Harry seems, simply, too good for Evelyn. We understand the origins of her angst, haunted as she is by memories of an alcoholic, tubercular father and self-sacrificing mother.  But while her desperate need for order, control and the preservation of appearances is understandable, her failure to engage in any kind of honest self-exploration makes empathizing with her nearly impossible. At one point, in a chapter evocative of Betty Friedan’s The Feminine Mystique, Evelyn confronts the anxious thudding of her heart and realizes this is triggered ‘when people broke the rules, when they lied, when they ignored or seemed to mock what she had said…’; but while this insight might inspire reflection and growth, for Evelyn it functions as little more than justification for her petulance and growing bitterness. I can see she is frustrated by her lack of authentic agency, by her embrace of a limiting gender role and performance—but the novel does little to unpack this. We come back always to Harry and his astonishing love: ‘He had chosen her and continued to do so. What love was had changed to the point that he no longer understood it, though he knew its scale and depths, and knew that it was most of who he was.’

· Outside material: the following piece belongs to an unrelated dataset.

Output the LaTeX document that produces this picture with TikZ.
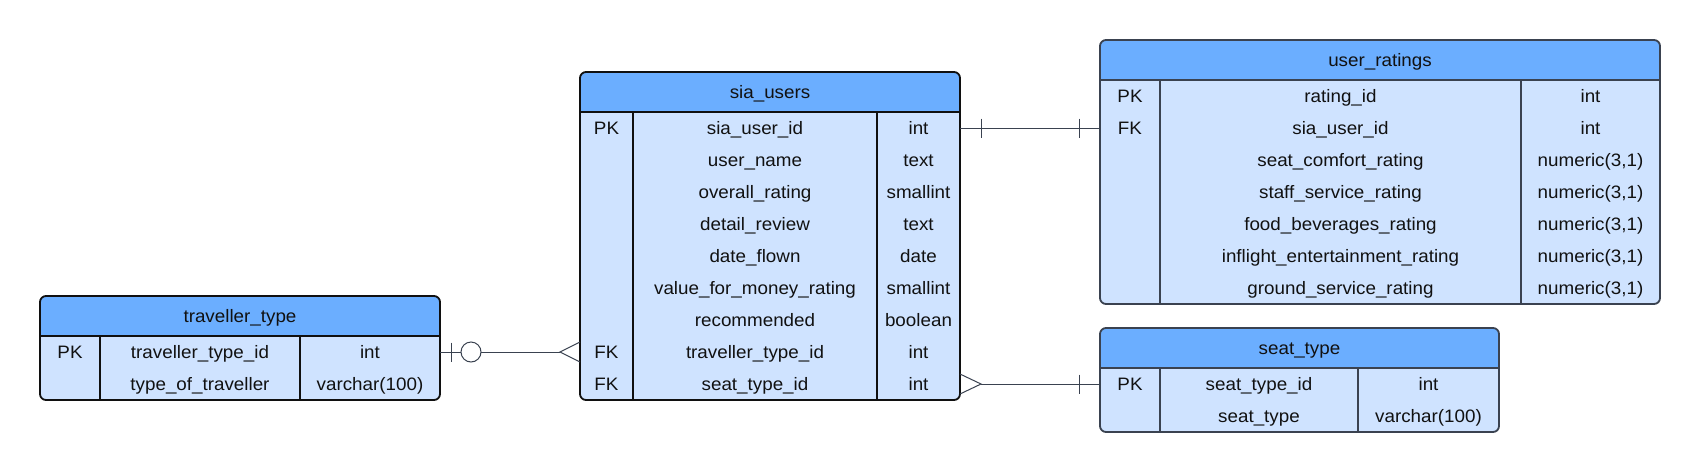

The novel’s ending is poignant, deeply moving but left me miffed again with Evelyn and sad for Harry. Ever philosophical and generous, he sees Evelyn as she is—‘tiny,’ with thick glasses and age spots—yet at the same time, perceives that ‘the woman who had lain beneath him on the grass, her firm breasts filling his hands, existed in her still.’ Harry never relinquishes his hopeful vision or his determination always to go beyond himself and his narrowed circumstances. The novel closes as he searches desperately for Evelyn’s last letter to him, lost as such things too easily may be.